Was war bisher dein Highlight auf dem Crossrad?

Die ganze letzte Saison war etwas Besonderes – meine Fähigkeiten und meine Fitness haben einen Sprung gemacht. Doch zwei Highlights wären mein 13. Platz beim Three Peaks – wahrscheinlich der härteste Cross-Event im britischen Kalender, der über drei Berggipfel in Yorkshire führt. Es ist ein Hobbyrennen, doch die Szenerie und die Leute sind es wert. In traditioneller Hinsicht waren die Top 20 bei der National Trophy ganz oben. Vor allem im Duell mit einem echten Helden des Cross-Sports, Nick Craig – mehrfacher britischer Querfeldein- und CrossCountry-Meister.

Warum durch einen ganzen Kontinent crossen?

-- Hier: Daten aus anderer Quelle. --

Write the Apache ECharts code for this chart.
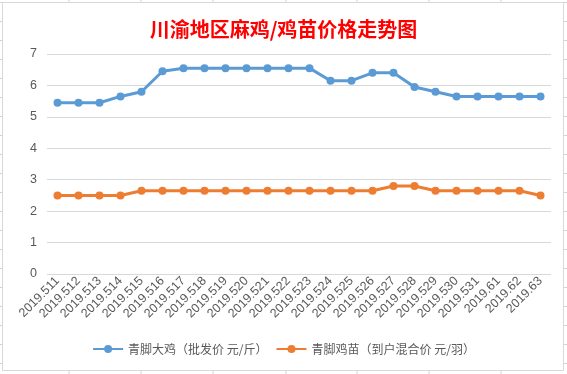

Zu jener Zeit war es eine Unbekannte für mich, körperlich, mental und geografisch. Ich wollte meinen Fähigkeiten eine andere Richtung geben, sehen, was ich lernen und entdecken kann. Das Leben und die Landschaft in Gegenden sehen, die du noch nie besucht hast und nie besucht hättest, wenn dich nicht die Strecke durch sie hindurch geführt hätte.